En 2009, un tremblement de terre avait ravagé les Abruzzes, entraînant la mort de 309 personnes. Il est reproché aux experts de n'avoir pas prévu la catastrophe, d'avoir fourni des informations inexactes, incomplètes et contradictoires sur ces secousses qui se succédaient depuis plusieurs mois et inquiétaient les habitants. Ces scientifiques se montraient même rassurants. Cependant, le drame survient, privant des milliers de personnes de leurs habitations.
On comprend la souffrance des habitants et leur ressentiment. Mais se pose une question : est-il possible de prévoir un tremblement de terre à quelques jours près ? Non, répondent les scientifiques qui estiment, de plus, qu'en Italie ce risque est permanent. Leur condamnation a fait réagir la communauté scientifique et tous les membres de la commission grands risques ont démissionné.
Le président de la commission a estimé qu'un tel verdict, « c'est la mort de la collaboration entre l'État et les scientifiques ». Ceux-ci ne sont plus en mesure de travailler sereinement. Ceux qui seront chargés d'analyser les prévisions de risques seront enclins à multiplier les alarmes à la moindre occasion, semant ainsi la panique dans la population. Or on ne peut ni prévoir ni exclure le risque de séisme...
Non au bouc émissaire
Mais voici qu'en France, ces jours derniers, un problème de même nature est abordé. Il s'agit d'une psychiatre qui se retrouve sur le banc des prévenus. Elle est poursuivie pour homicide involontaire, après un meutre commis par un des ses patients. Le procureur a requis contre elle un an de prison avec sursis. Cinq syndicats de psychiatres la soutiennent car sa responsabilité, à leurs yeux, « apparaît pratiquement nulle » (1). « Les psychiatres ne sont pas des policiers », estiment-ils.
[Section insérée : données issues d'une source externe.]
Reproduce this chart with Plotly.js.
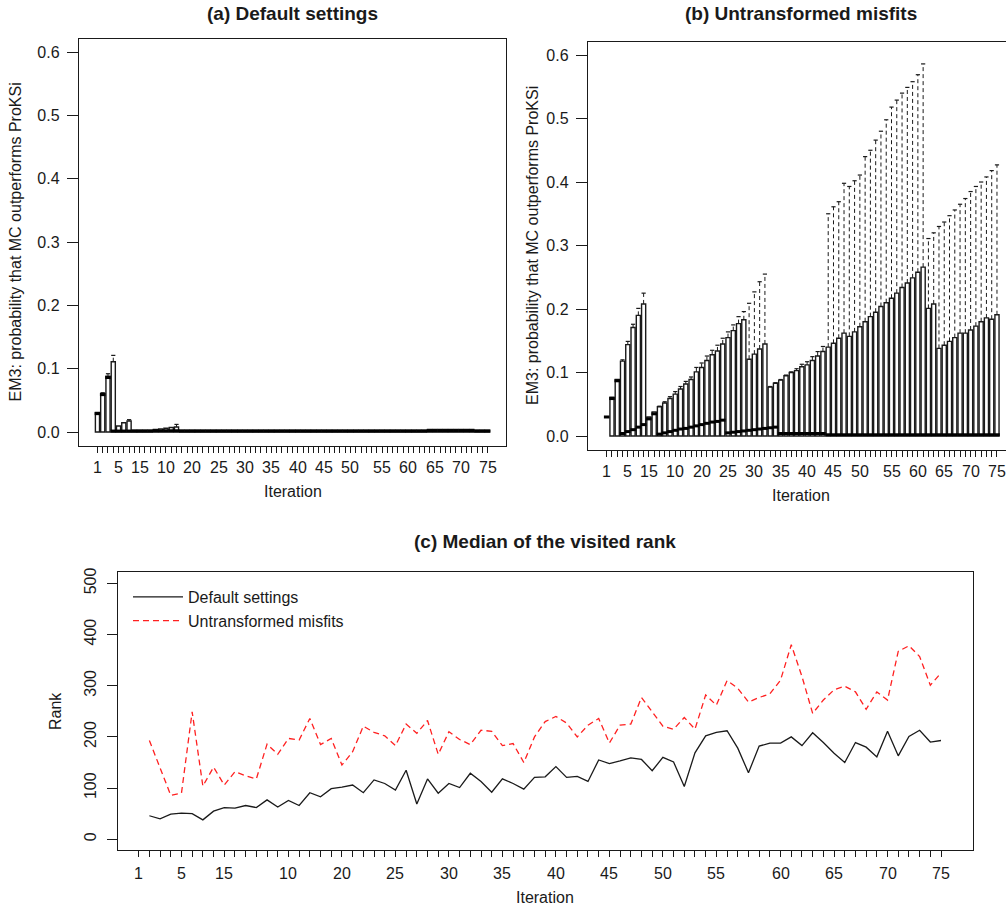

La psychiatrie n'est pas une science exacte. Une condamnation serait une pression qui finirait par transformer les psychiatres en « gardiens de l'ordre public ». On veut désormais que le médecin évalue la dangerosité. Dans ces conditions, « le médecin n'aura donc plus à faire un diagnostic, mais un pronostic », ce qui pousse l'Académie de médecine et le Conseil national des compagnies d'experts en justice à dénoncer « l'utopie du risque zéro ».
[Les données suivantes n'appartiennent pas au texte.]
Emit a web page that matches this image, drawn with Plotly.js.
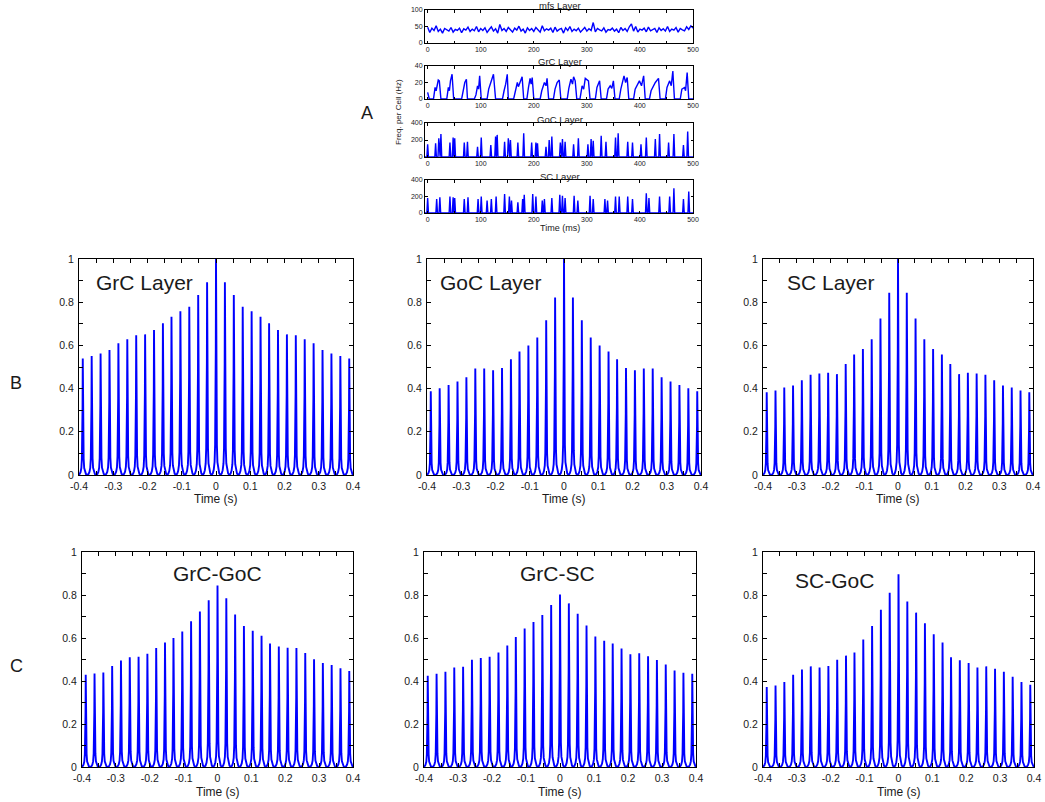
<!DOCTYPE html>
<html>
<head>
<meta charset="utf-8">
<script src="https://cdn.plot.ly/plotly-3.0.1.min.js"></script>
<style>html,body{margin:0;padding:0;background:#fff;}#chart{width:1045px;height:802px;}</style>
</head>
<body>
<div id="chart"></div>
<script>
// ---------------- DATA ----------------
// Panel A: mossy fibre input (Hz), sampled every 4 ms from 0 to 500 ms
const mfsSampleMs = 4;
const mfsRate = [48,32,45,38,52,35,42,30,44,40,36,47,33,41,38,45,31,43,39,48,35,42,37,50,34,44,
  38,46,32,41,49,36,43,30,56,38,44,35,47,40,33,45,39,51,36,42,30,46,38,44,35,
  47,40,33,52,37,43,39,45,32,48,36,41,44,30,46,38,50,35,42,37,45,33,40,47,36,
  43,38,62,34,44,40,37,46,33,41,39,45,36,42,31,47,38,44,35,49,58,36,50,33,42,
  39,45,34,48,37,41,44,32,46,38,43,36,50,35,42,39,47,33,44,40,37,49,41,52,45];

// Panel A: GrC layer population rate (vertex times in ms, rates in Hz)
const grcTimes = [0,3, 11,14,16,18,20,22,25, 36,39,41,43,46,47,49, 64,67,70,73,75, 88,91,94,96,98,101,
  112,115,119,124,128, 141,144,147,150,152, 162,165,169,171,175,178,181, 187,190,193,195,197,200,
  212,215,220,223,225,228, 237,240,244,248,251, 263,266,270,273,275,278,281, 287,291,294,297,303,306,
  316,319,324,327, 337,340,344,347,350,353, 361,364,370,373,376,379, 388,391,396,399,403,407,410,
  418,421,425,429,435,438, 448,451,456,459,462,465, 476,479,484,486,489,492, 500];
const grcRates = [8,0, 0,14,10,20,23,22,0, 0,14,10,22,30,12,0, 0,10,20,24,0, 0,5,16,12,28,0,
  0,12,20,30,0, 0,10,18,30,0, 0,10,20,15,22,27,0, 0,14,25,18,26,0,
  0,10,20,16,25,0, 0,12,20,23,0, 0,13,24,18,27,22,0, 0,16,12,25,22,0,
  0,14,22,0, 0,12,16,13,22,0, 0,12,28,20,26,0, 0,12,18,22,16,28,0,
  0,10,16,20,25,0, 0,14,22,16,34,0, 0,12,14,10,32,0, 0];

// Panel A: GoC layer spikes (ms, Hz)
const gocSpikeTimes = [0,15,21,25,42,48,51,69,75,94,101,119,128,131,145,152,156,170,181,196,204,207,223,229,234,250,254,259,275,284,302,308,312,327,336,354,359,377,386,402,412,429,437,454,464,482,490];
const gocSpikeRates = [150,160,220,270,170,230,220,170,180,120,230,140,240,260,180,220,200,170,280,170,170,160,120,200,240,170,210,180,150,220,150,210,190,250,180,230,280,180,170,150,230,210,270,170,270,140,300];

// Panel A: SC layer spikes (ms, Hz)
const scSpikeTimes = [0,17,23,42,48,51,69,76,95,101,112,120,129,145,154,158,170,179,182,198,204,216,220,234,249,254,259,276,283,306,312,334,339,354,361,377,386,412,417,437,456,464,482,492];
const scSpikeRates = [180,170,190,200,190,180,170,190,170,200,150,170,200,230,200,150,130,170,220,230,200,150,170,180,220,210,180,210,150,210,170,170,150,200,200,200,170,240,180,200,200,300,170,260];

// Panels B/C: correlogram peak lags (s)
const peakLags = [-0.389,-0.363,-0.337,-0.311,-0.285,-0.259,-0.233,-0.207,-0.181,-0.155,-0.130,-0.104,-0.078,-0.052,-0.026,0,
  0.026,0.052,0.078,0.104,0.130,0.155,0.181,0.207,0.233,0.259,0.285,0.311,0.337,0.363,0.389];

// Panel B: autocorrelation peak heights
const grcAuto = [0.539,0.551,0.563,0.579,0.610,0.628,0.647,0.651,0.671,0.702,0.733,0.758,0.779,0.833,0.892,1.0,0.892,0.833,0.779,0.758,0.733,0.702,0.671,0.651,0.647,0.628,0.610,0.579,0.563,0.551,0.539];
const gocAuto = [0.388,0.402,0.417,0.433,0.453,0.493,0.493,0.485,0.495,0.536,0.572,0.600,0.637,0.716,0.822,1.0,0.822,0.716,0.637,0.600,0.572,0.536,0.495,0.485,0.493,0.493,0.453,0.433,0.417,0.402,0.388];
const scAuto  = [0.383,0.391,0.405,0.414,0.439,0.464,0.470,0.473,0.467,0.514,0.558,0.583,0.629,0.724,0.844,1.0,0.844,0.724,0.629,0.583,0.558,0.514,0.467,0.473,0.470,0.464,0.439,0.414,0.405,0.391,0.383];

// Panel C: cross-correlation peak heights
const grcGocCross = [0.429,0.435,0.439,0.470,0.495,0.510,0.513,0.527,0.554,0.579,0.600,0.630,0.678,0.723,0.776,0.844,0.785,0.709,0.656,0.634,0.611,0.574,0.560,0.555,0.554,0.530,0.501,0.484,0.474,0.459,0.446];
const grcScCross  = [0.424,0.434,0.443,0.463,0.466,0.499,0.507,0.513,0.532,0.565,0.605,0.644,0.674,0.707,0.754,0.802,0.761,0.713,0.658,0.607,0.587,0.574,0.551,0.524,0.529,0.515,0.498,0.477,0.449,0.438,0.434];
const scGocCross  = [0.372,0.379,0.395,0.429,0.453,0.468,0.463,0.470,0.499,0.518,0.533,0.593,0.656,0.731,0.810,0.897,0.770,0.718,0.669,0.617,0.579,0.510,0.496,0.484,0.463,0.468,0.457,0.443,0.420,0.395,0.383];

// Tick labels
const lagTickVals = [-0.4,-0.35,-0.3,-0.25,-0.2,-0.15,-0.1,-0.05,0,0.05,0.1,0.15,0.2,0.25,0.3,0.35,0.4];
const lagTickText = ['-0.4','','-0.3','','-0.2','','-0.1','','0','','0.1','','0.2','','0.3','','0.4'];
const corrTickVals = [0,0.1,0.2,0.3,0.4,0.5,0.6,0.7,0.8,0.9,1];
const corrTickText = ['0','','0.2','','0.4','','0.6','','0.8','','1'];
const msTickVals = [0,50,100,150,200,250,300,350,400,450,500];
const msTickText = ['0','','100','','200','','300','','400','','500'];

const panelTitlesB = ['GrC Layer','GoC Layer','SC Layer'];
const panelTitlesC = ['GrC-GoC','GrC-SC','SC-GoC'];
const layerTitlesA = ['mfs Layer','GrC Layer','GoC Layer','SC Layer'];

// ---------------- STYLE / LAYOUT ----------------
const W = 1045, H = 802;
const FONT = 'Liberation Sans, Arial, Helvetica, sans-serif';
const BLUE = '#0000ff';
const TXT = '#1a1a1a';
const px = v => v / W;
const py = v => 1 - v / H;
const xdom = (l, r) => [px(l), px(r)];
const ydom = (t, b) => [py(b), py(t)];

// spike shape template (fraction of peak spacing, fraction of height)
const SPIKE_PERIOD = 0.0259;
const PROFILE_DT = [-0.5,-0.36,-0.25,-0.16,-0.1,-0.055,-0.025,0,0.025,0.055,0.1,0.16,0.25,0.36];
const PROFILE_F  = [0,0.008,0.025,0.06,0.14,0.3,0.58,1,0.58,0.3,0.14,0.06,0.025,0.008];

function correlogram(lags, heights) {
  const x = [], y = [];
  for (let i = 0; i < lags.length; i++) {
    for (let j = 0; j < PROFILE_DT.length; j++) {
      x.push(lags[i] + PROFILE_DT[j] * SPIKE_PERIOD);
      y.push(heights[i] * PROFILE_F[j]);
    }
  }
  x.push(lags[lags.length - 1] + 0.5 * SPIKE_PERIOD); y.push(0);
  return {x, y};
}

const SPIKE_HW = 1.5; // ms
function spikes(times, rates) {
  const x = [], y = [];
  x.push(-5); y.push(0);
  for (let i = 0; i < times.length; i++) {
    x.push(times[i] - SPIKE_HW, times[i], times[i] + SPIKE_HW);
    y.push(0, rates[i], 0);
  }
  x.push(500); y.push(0);
  return {x, y};
}

const traces = [];
const layout = {
  width: W, height: H, autosize: false,
  margin: {l: 0, r: 0, t: 0, b: 0},
  paper_bgcolor: '#fff', plot_bgcolor: '#fff',
  showlegend: false,
  font: {family: FONT, color: TXT},
  annotations: []
};

function axisBase(dom, range, tv, tt, fs, anchor, standoff) {
  return {domain: dom, range: range, tickvals: tv, ticktext: tt, ticks: 'inside', ticklen: fs > 9 ? 4 : 2.5,
    tickcolor: '#000', tickwidth: 1, showline: true, linecolor: '#000', linewidth: 1, mirror: 'ticks',
    showgrid: false, zeroline: false, anchor: anchor, fixedrange: true,
    tickfont: {family: FONT, size: fs, color: TXT}, ticklabelstandoff: standoff};
}

let idx = 0;
function addPanel(xd, yd, xr, yr, xtv, xtt, ytv, ytt, fs, data, lw, xStand, yStand) {
  idx++;
  const xs = idx === 1 ? 'x' : 'x' + idx;
  const ys = idx === 1 ? 'y' : 'y' + idx;
  const xk = idx === 1 ? 'xaxis' : 'xaxis' + idx;
  const yk = idx === 1 ? 'yaxis' : 'yaxis' + idx;
  layout[xk] = axisBase(xd, xr, xtv, xtt, fs, ys, xStand);
  layout[yk] = axisBase(yd, yr, ytv, ytt, fs, xs, yStand);
  traces.push({type: 'scatter', mode: 'lines', x: data.x, y: data.y, xaxis: xs, yaxis: ys,
    line: {color: BLUE, width: lw}, hoverinfo: 'skip'});
}

function ann(text, x, y, size, opts) {
  layout.annotations.push(Object.assign({text: text, x: px(x), y: py(y), xref: 'paper', yref: 'paper',
    showarrow: false, xanchor: 'center', yanchor: 'middle', font: {family: FONT, size: size, color: TXT}}, opts || {}));
}

// ----- Panel A -----
const mfsTimes = mfsRate.map((_, i) => i * mfsSampleMs);
const aX = xdom(425, 693);
const aBoxes = [[10, 43], [66, 99], [123, 157], [180, 213]];
const aRanges = [[0, 100], [0, 40], [0, 400], [0, 400]];
const aTicks = [[0, 50, 100], [0, 20, 40], [0, 200, 400], [0, 200, 400]];
const aData = [
  {x: mfsTimes, y: mfsRate},
  {x: grcTimes, y: grcRates},
  spikes(gocSpikeTimes, gocSpikeRates),
  spikes(scSpikeTimes, scSpikeRates)
];
for (let i = 0; i < 4; i++) {
  addPanel(aX, ydom(aBoxes[i][0], aBoxes[i][1]), [-5, 500], aRanges[i], msTickVals, msTickText,
    aTicks[i], aTicks[i].map(String), 7, aData[i], 1.4, 0, 0);
  ann(layerTitlesA[i], 560, aBoxes[i][0] - 4, 9.5);
}
ann('Freq. per Cell (Hz)', 399, 112, 8, {textangle: -90});
ann('Time (ms)', 560, 228, 9);
ann('A', 367, 113, 18);

// ----- Panels B and C -----
const bcX = [[79, 353], [427, 701], [763, 1033]];
const bY = [259, 475];
const cY = [552, 767];
const bData = [grcAuto, gocAuto, scAuto];
const cData = [grcGocCross, grcScCross, scGocCross];
const bTitlePos = [[144, 283], [491, 283], [831, 283]];
const cTitlePos = [[217, 573], [557, 573], [834, 580]];
for (let i = 0; i < 3; i++) {
  addPanel(xdom(bcX[i][0], bcX[i][1]), ydom(bY[0], bY[1]), [-0.4, 0.4], [0, 1],
    lagTickVals, lagTickText, corrTickVals, corrTickText, 10.5, correlogram(peakLags, bData[i]), 1.9, 1, 2);
  ann(panelTitlesB[i], bTitlePos[i][0], bTitlePos[i][1], 21);
  ann('Time (s)', (bcX[i][0] + bcX[i][1]) / 2, 499, 12);
}
const cX = [[82, 353], [424, 696], [763, 1034]];
for (let i = 0; i < 3; i++) {
  addPanel(xdom(cX[i][0], cX[i][1]), ydom(cY[0], cY[1]), [-0.4, 0.4], [0, 1],
    lagTickVals, lagTickText, corrTickVals, corrTickText, 10.5, correlogram(peakLags, cData[i]), 1.9, 1, 2);
  ann(panelTitlesC[i], cTitlePos[i][0], cTitlePos[i][1], 21);
  ann('Time (s)', (cX[i][0] + cX[i][1]) / 2, 792, 12);
}
ann('B', 16, 383, 18);
ann('C', 16, 666, 18);

Plotly.newPlot('chart', traces, layout, {staticPlot: true, displayModeBar: false});
</script>
</body>
</html>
C'est bien ce désir de sécurité qui sous-tend ces verdicts et ces réquisitoires. Dans notre monde aseptisé, policé, régulé, organisé, on voudrait se soustraire à tout danger. S'il survient, on recherche aussitôt la cause, ce qui est normal. Mais on va plus loin, en s'efforçant de découvrir l'auteur de l'accident. Il nous faut un coupable. Ce fameux bouc émissaire que l'on peut frapper pour se soulager de sa peur et de sa colère.
Ces drames sont, en effet, des drames affreux. Mais le pire est souvent de se donner bonne conscience et de se rassurer en accusant et en condamnant même ceux qui s'efforcent de veiller pour épargner, autant qu'ils le peuvent, les dangers qui nous menaceront toujours.